■ WHAT IS NEEDED ■
Find and copy every line in the records that includes the string "chart".

■ RECORD EXTRACTS ■
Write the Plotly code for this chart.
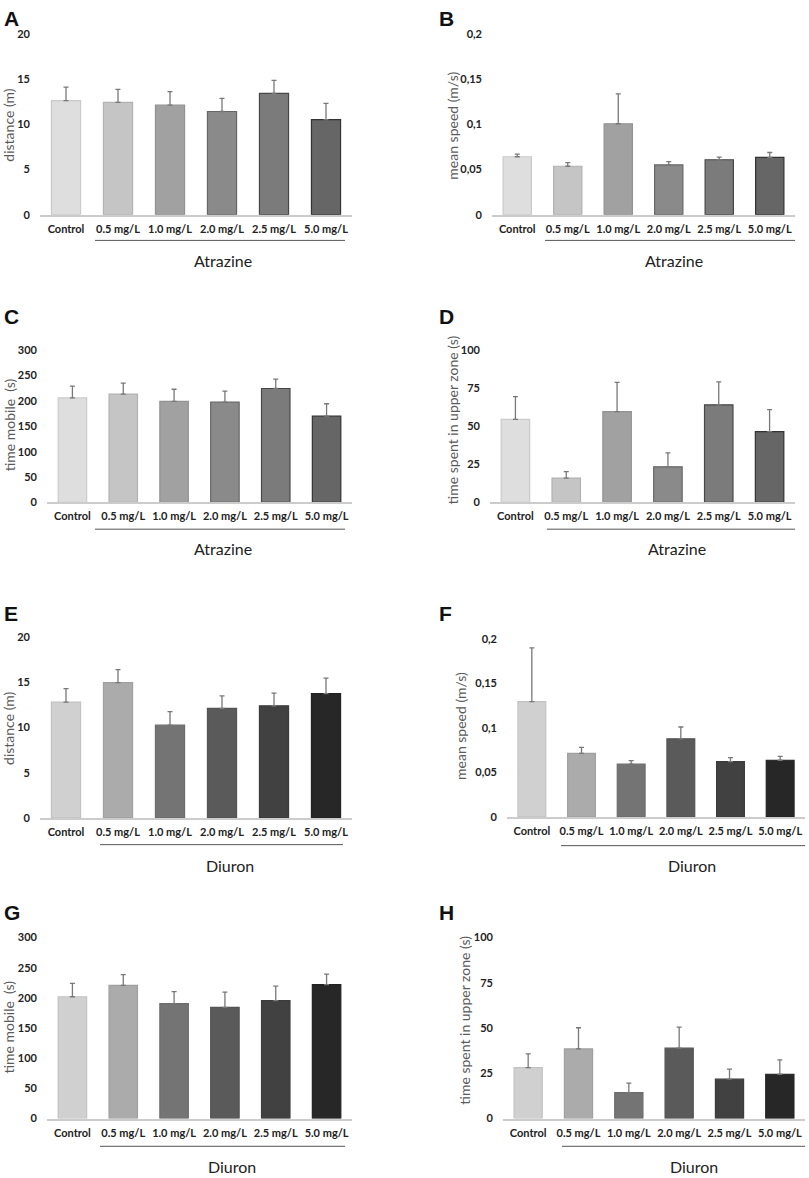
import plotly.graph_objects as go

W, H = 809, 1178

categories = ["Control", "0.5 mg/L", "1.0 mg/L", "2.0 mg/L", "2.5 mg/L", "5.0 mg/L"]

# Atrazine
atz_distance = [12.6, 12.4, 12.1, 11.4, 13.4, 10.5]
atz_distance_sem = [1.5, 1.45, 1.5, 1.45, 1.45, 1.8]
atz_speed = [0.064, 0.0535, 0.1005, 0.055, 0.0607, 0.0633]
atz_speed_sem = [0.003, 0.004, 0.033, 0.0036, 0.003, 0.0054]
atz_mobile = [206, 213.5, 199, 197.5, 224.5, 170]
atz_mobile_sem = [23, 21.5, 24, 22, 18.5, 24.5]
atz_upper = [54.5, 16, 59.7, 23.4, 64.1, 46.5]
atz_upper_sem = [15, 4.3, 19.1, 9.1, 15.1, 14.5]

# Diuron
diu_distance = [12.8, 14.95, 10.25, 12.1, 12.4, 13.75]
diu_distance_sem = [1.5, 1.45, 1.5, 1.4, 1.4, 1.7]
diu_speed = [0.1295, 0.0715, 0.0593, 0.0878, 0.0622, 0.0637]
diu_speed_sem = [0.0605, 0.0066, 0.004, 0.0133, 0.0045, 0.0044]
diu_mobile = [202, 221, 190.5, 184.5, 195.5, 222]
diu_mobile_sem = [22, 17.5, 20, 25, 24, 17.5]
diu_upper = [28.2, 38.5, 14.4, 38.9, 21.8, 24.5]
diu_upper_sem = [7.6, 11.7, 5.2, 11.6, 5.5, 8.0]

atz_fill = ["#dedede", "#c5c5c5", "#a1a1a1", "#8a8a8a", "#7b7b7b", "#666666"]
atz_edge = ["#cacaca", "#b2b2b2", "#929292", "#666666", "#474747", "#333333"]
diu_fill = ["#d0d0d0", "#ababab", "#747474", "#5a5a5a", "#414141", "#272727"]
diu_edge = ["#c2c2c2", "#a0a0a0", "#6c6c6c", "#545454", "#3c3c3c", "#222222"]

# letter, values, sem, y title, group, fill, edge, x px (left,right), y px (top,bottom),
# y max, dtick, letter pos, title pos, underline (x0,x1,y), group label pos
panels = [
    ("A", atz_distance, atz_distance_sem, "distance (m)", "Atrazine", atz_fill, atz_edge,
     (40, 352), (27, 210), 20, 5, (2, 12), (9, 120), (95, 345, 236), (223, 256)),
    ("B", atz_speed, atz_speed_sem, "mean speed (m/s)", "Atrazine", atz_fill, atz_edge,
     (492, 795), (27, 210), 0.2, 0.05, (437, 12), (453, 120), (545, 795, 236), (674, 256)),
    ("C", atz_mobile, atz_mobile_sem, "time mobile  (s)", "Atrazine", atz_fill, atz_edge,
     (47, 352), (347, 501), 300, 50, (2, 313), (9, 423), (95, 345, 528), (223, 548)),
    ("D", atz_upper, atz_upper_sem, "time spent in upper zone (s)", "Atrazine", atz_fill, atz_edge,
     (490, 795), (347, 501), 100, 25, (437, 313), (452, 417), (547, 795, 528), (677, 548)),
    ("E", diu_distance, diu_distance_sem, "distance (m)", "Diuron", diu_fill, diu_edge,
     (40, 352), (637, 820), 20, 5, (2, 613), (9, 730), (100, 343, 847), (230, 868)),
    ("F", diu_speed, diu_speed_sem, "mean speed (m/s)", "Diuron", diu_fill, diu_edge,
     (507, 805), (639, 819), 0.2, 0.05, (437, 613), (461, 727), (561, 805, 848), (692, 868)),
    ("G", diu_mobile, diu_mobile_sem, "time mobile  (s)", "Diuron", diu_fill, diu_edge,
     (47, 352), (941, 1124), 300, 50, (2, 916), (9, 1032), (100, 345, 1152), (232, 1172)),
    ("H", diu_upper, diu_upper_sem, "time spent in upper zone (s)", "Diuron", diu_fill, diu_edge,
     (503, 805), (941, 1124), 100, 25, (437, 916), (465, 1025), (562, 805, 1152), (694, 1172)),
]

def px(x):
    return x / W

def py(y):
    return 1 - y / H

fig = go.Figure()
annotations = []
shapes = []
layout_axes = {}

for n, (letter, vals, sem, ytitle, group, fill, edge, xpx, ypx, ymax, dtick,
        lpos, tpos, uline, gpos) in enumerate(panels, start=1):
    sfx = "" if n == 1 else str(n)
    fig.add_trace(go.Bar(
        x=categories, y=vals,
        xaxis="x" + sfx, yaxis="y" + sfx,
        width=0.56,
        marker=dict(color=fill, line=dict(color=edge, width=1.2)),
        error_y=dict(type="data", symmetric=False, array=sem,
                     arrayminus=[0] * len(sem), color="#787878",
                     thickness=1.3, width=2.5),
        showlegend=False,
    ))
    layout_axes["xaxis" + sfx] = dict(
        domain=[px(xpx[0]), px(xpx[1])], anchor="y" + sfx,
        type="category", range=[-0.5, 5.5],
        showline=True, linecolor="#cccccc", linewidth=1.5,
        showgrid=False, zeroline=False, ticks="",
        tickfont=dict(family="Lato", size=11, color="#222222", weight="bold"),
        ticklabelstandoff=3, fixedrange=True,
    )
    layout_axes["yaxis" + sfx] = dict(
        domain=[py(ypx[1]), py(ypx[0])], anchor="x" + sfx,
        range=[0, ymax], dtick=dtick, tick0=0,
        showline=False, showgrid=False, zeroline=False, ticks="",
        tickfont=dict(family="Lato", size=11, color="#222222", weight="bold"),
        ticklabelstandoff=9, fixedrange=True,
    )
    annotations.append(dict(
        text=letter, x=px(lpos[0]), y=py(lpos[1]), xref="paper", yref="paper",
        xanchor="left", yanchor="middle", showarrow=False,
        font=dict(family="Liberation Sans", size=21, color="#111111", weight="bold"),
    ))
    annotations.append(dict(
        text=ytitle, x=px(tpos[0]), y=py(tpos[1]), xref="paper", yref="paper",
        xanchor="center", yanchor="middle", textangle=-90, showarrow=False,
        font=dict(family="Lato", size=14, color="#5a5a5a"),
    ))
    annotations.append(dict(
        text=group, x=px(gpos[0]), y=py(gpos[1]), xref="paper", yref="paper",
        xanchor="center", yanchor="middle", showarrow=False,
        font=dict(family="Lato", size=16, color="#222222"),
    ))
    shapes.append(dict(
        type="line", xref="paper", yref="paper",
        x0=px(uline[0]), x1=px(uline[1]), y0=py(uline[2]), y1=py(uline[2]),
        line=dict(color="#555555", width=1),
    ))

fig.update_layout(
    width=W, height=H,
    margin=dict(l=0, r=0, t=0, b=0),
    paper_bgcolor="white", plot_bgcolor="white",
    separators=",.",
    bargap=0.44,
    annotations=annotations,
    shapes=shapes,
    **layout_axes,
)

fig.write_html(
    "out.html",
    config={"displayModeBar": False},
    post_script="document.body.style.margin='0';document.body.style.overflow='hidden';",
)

---

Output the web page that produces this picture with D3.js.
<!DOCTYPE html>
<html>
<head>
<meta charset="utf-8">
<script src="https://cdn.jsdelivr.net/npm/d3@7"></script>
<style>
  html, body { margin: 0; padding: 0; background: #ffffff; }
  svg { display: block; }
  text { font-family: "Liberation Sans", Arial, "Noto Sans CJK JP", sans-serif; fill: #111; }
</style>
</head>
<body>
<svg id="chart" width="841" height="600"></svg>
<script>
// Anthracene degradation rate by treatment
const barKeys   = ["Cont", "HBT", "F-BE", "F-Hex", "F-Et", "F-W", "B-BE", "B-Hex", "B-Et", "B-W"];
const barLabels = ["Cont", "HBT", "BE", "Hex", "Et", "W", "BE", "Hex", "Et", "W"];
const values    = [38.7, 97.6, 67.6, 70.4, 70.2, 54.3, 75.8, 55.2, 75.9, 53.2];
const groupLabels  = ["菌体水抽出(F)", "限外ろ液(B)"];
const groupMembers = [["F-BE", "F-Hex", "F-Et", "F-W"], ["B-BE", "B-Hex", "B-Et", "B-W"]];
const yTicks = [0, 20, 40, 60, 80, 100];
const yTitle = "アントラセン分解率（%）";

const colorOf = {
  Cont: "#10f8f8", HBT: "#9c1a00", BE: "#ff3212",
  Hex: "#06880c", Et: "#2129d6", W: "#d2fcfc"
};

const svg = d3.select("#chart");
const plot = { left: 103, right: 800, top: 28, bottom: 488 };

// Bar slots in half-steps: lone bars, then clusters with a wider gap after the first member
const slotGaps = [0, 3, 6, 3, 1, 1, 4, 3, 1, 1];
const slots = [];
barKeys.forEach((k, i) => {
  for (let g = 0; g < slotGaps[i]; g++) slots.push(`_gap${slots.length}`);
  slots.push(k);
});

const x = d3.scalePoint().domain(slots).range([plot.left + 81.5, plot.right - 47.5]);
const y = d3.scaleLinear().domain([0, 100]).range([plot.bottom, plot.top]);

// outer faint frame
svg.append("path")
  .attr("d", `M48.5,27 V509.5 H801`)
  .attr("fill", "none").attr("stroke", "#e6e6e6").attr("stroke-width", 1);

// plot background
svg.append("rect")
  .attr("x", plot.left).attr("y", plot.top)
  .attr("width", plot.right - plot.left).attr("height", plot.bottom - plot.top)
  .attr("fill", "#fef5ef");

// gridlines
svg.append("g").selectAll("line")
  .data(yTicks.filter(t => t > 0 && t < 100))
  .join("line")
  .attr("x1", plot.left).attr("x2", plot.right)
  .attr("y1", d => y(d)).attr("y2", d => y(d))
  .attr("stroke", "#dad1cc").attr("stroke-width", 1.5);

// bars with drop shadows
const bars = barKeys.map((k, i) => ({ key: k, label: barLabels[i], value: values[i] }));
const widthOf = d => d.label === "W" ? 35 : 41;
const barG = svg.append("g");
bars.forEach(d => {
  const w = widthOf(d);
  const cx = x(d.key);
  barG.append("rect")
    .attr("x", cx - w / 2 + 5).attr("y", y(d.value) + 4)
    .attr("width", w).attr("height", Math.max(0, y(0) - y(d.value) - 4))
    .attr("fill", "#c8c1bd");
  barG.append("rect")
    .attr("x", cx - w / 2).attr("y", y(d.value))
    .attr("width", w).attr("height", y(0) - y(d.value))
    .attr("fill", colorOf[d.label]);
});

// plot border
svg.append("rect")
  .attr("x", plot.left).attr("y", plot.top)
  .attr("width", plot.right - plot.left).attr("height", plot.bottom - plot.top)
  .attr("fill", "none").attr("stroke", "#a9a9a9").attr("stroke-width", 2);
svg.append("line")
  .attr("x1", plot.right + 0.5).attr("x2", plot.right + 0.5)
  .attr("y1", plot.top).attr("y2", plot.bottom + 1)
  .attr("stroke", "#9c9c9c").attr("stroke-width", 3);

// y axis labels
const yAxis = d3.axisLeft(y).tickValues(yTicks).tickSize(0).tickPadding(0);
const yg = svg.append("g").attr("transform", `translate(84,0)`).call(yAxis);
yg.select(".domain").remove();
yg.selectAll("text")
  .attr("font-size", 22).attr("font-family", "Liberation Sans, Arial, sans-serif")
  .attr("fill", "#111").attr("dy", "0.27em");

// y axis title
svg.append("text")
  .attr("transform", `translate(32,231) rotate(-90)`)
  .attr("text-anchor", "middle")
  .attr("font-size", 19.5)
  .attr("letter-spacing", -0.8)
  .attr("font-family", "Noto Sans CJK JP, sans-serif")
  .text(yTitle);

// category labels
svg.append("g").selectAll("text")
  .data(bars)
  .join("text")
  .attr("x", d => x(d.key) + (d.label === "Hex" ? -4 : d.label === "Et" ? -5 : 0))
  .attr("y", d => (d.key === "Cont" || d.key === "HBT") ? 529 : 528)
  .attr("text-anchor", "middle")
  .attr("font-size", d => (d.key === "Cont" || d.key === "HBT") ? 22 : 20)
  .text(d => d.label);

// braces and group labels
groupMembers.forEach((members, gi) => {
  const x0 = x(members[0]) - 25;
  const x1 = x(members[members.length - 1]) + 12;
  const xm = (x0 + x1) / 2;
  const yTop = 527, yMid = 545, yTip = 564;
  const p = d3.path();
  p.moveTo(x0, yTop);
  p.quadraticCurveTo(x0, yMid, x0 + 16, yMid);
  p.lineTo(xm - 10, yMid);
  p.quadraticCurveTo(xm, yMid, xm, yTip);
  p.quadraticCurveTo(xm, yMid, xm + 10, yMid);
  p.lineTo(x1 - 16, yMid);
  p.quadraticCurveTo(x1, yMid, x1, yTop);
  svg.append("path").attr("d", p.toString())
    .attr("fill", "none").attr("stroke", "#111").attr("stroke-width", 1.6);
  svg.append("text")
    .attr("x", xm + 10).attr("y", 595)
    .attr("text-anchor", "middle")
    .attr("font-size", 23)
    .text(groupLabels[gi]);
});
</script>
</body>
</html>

■ RESULT OF THE EXERCISE ■
Write the Plotly code for this chart.
<svg id="chart" width="841" height="600"></svg>
const svg = d3.select("#chart");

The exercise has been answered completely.